Bonté-Affrontement
Bonté et affrontement, voilà deux termes qui peuvent apparaître contradictoires, si l’on compare les deux textes de Christian Montfalcon ; d’autant que ce même auteur les utilise à propos du même sujet : les réactions de l’homme face à son environnement.
Cependant, une lecture attentive des deux textes évoqués conduit à une autre vision des choses : la réalité ne s’impose pas, préfabriquée et finie ; elle est à construire pour une large part.
Oui, « chez les humains tout peut exister, à la fois le somptueux et le sordide », comme nous le rappelle C. Montfalcon, dans La bonté face aux critiques. Pourquoi ? Parce que l’homme est un être libre. Et j’écris cette affirmation pas seulement au nom de ma foi chrétienne mais aussi en m’appuyant sur mes connaissances d’universitaire (chercheur et enseignant en psychologie de l’enfant). En effet, nous savons, comme Henri Wallon se plaisait à le répéter, que l’homme est le seul animal à ne pas être soumis à une programmation biologique qui détermine l’ensemble de ses comportements. À sa naissance, le petit de l’homme représente l’animal le plus démuni, le plus dépendant de son environnement ; et, cependant, il deviendra ensuite l’être le plus évolué, le plus libre…

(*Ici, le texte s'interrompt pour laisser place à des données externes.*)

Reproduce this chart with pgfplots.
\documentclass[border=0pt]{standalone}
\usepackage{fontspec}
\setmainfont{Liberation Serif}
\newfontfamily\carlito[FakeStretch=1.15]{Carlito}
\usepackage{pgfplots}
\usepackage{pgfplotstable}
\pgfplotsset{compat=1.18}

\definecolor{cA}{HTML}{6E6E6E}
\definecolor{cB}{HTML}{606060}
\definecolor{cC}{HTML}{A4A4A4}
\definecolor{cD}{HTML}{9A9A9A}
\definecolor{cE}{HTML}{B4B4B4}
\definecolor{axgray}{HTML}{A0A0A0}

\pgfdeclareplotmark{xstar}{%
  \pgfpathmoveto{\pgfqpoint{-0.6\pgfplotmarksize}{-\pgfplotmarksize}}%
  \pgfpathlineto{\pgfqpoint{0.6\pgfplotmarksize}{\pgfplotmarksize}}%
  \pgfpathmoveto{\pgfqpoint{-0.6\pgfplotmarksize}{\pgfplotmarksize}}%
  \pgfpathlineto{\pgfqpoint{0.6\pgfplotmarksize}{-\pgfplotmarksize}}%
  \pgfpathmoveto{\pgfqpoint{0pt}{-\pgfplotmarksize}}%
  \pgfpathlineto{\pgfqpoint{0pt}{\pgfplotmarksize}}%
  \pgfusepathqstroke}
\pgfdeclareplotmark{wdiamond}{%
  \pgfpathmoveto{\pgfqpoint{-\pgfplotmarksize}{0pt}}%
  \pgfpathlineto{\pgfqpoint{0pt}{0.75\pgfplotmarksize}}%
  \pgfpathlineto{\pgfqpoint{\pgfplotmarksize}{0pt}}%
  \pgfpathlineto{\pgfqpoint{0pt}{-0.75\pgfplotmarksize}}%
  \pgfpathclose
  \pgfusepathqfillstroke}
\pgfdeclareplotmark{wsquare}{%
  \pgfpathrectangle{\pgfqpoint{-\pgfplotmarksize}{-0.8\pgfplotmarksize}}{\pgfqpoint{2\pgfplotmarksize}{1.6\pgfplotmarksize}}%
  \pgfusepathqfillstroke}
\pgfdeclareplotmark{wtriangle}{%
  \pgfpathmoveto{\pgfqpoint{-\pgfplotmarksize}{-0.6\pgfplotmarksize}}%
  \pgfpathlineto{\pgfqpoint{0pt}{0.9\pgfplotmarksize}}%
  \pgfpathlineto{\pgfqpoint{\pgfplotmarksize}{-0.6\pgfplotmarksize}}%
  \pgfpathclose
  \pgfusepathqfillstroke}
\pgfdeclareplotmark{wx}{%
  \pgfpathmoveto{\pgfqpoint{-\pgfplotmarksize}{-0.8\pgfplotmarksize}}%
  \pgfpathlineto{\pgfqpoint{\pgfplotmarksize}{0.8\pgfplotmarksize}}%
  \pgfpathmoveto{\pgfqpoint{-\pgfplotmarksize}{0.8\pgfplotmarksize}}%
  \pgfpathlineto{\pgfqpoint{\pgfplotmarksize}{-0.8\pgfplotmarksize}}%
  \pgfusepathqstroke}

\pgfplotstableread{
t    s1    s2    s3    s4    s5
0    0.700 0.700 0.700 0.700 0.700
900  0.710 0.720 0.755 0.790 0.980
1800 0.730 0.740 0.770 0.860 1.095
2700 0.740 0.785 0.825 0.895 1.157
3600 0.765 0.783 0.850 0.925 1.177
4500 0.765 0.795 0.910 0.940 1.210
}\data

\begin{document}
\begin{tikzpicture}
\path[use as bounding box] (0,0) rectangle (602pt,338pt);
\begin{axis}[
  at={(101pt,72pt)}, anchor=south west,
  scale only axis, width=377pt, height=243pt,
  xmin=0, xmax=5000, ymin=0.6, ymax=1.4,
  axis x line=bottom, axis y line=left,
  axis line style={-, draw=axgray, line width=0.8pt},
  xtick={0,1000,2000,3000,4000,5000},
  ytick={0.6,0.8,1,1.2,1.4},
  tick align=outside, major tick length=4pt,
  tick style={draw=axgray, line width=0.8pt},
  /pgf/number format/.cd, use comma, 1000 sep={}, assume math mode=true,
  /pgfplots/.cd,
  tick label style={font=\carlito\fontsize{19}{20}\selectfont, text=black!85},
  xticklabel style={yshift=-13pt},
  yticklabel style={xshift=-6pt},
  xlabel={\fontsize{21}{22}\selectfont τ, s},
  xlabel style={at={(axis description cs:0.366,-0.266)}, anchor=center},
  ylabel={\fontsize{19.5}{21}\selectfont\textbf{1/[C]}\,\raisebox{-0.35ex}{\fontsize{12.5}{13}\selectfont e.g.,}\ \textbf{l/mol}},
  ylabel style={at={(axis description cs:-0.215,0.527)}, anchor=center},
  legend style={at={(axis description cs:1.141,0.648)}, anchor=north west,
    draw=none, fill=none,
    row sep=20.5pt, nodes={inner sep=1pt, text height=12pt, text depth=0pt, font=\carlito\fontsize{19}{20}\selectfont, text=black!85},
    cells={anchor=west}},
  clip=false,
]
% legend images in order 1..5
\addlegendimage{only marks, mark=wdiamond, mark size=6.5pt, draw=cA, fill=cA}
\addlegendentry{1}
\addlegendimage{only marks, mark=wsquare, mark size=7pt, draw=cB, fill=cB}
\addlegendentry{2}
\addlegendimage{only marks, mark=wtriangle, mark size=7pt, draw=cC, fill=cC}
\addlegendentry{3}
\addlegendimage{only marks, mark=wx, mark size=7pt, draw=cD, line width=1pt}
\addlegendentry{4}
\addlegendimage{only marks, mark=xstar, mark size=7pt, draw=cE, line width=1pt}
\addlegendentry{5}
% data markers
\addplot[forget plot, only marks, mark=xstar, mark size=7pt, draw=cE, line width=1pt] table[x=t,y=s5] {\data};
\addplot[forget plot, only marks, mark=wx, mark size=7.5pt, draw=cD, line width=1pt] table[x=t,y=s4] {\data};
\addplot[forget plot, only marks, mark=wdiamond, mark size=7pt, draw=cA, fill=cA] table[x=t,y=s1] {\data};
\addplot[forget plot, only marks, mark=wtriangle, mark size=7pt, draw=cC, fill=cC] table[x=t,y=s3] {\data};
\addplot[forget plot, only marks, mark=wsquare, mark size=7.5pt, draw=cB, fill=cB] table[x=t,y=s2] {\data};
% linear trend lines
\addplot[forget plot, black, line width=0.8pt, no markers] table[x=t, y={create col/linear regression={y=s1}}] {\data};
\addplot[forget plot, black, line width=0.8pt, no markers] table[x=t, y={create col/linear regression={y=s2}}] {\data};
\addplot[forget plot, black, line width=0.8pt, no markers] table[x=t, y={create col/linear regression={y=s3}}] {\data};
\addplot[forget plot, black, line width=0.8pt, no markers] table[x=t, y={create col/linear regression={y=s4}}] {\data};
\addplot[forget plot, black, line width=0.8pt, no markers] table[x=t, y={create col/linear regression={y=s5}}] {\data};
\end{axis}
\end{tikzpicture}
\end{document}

Ainsi, les jeux ne sont pas faits et l’instrument décisif qui permettra cette évolution correspond à une opération de discernement. Discernement, face au monde, lequel se présente à lui dans une très grande complexité : « tout est mêlé dans l’essentiel, chez les vivants, comme dans les institutions » (ibid). C’est pourquoi le temps des apprentissages est aussi long chez le petit de l’homme :
Face à l’autre, il se découvrira lui-même : différent. C’est ce que l’on appelle la relation d’altérité et c’est elle qui lui permettra une sortie de l’enfermement. Enfermement à l’intérieur de son être propre, pour découvrir alors, chez celui d’en-face, ce qui manque à lui-même. Ici intervient le discernement, en vue de choisir le mode de réponse : soit par des réactions immédiates (de jalousie ou de négation), soit par des réactions plus réfléchies appréciant alors l’élargissement de son univers personnel. Dans le premier cas, c’est prolonger l’affrontement par l’usage exclusif de la force d’opposition : on s’affirme contre l’autre. Dans le second cas, on regarde la nouveauté de l’autre en elle-même, comme « un plus », et on esquisse alors un geste d’accueil, de bonté, qui s’appelle la confiance. Cette confiance peut engendrer de nouvelles relations du vivre ensemble, relations qui, par exemple, s’appellent « amitié ».
Face à l’ensemble de son environnement, dont l’enfant évalue, très progressivement, l’étendue et la richesse, il fera d’autres découvertes : celle de ses propres limites et, aussi, celle des limites de l‘autre. À nouveau un choix, plus ou moins conscient, se présente à lui avant d’agir sur le monde. Dans le premier cas, s’enfermer dans une rivalité d’appropriation, opposant l’un à l’autre dans un rapport comparatif de forces ; dans le second cas, accepter la nécessité d’établir ensemble des actions concertées pour agir sur un environnement commun (à deux, on est plus fort). Cela s’exerce d’abord de manière ludique (dans les cours de récréation), puis, soutenu par une éducation appropriée, cela peut déboucher, ultérieurement, sur des initiatives sociales et citoyennes. Un chrétien pourrait ajouter un commentaire supplémentaire : accueillant librement les signes de l’Esprit, chaque personne peut prolonger et, ce faisant, participer à l’œuvre de création, une œuvre jamais finie.
Passé le temps des apprentissages des premiers âges, l’homme poursuivra encore, tout au long de son existence, la construction de sa propre personne face à l’autre (toujours nouveau), face à son environnement (toujours plus complexe), face à lui-même (jamais achevé). C’est cela le coût et le gain de la liberté.
Oui, le christianisme ne se présente pas comme une religion qui rassure avec la certitude d’un certain droit à la récompense méritée. Joseph Moingt nous rappelle que « Jésus-Christ est une personne évolutive, ouverte à la mission de Dieu en lui et à tout l’avenir de sa propre histoire qu’il abandonne à son successeur et suppléant, l’Esprit Saint Paraclet (Jean 14,16-18) » 1.
L’Évangile nous dérangera toujours, car il invite à un renouvellement permanent ici et ailleurs vers l’universel, maintenant, demain, et après l’affrontement avec la mort, jusqu’à l’éternité… Cela incite « à conclure » avec la célèbre définition de Grégoire de Nysse : « la vie spirituelle, c’est aller de commencements en commencements, pour des commencements toujours nouveaux ».
Francine Bouichou-Orsini
1 – Joseph Moingt, Croire quand même. Temps Présent, 2010, p. 124.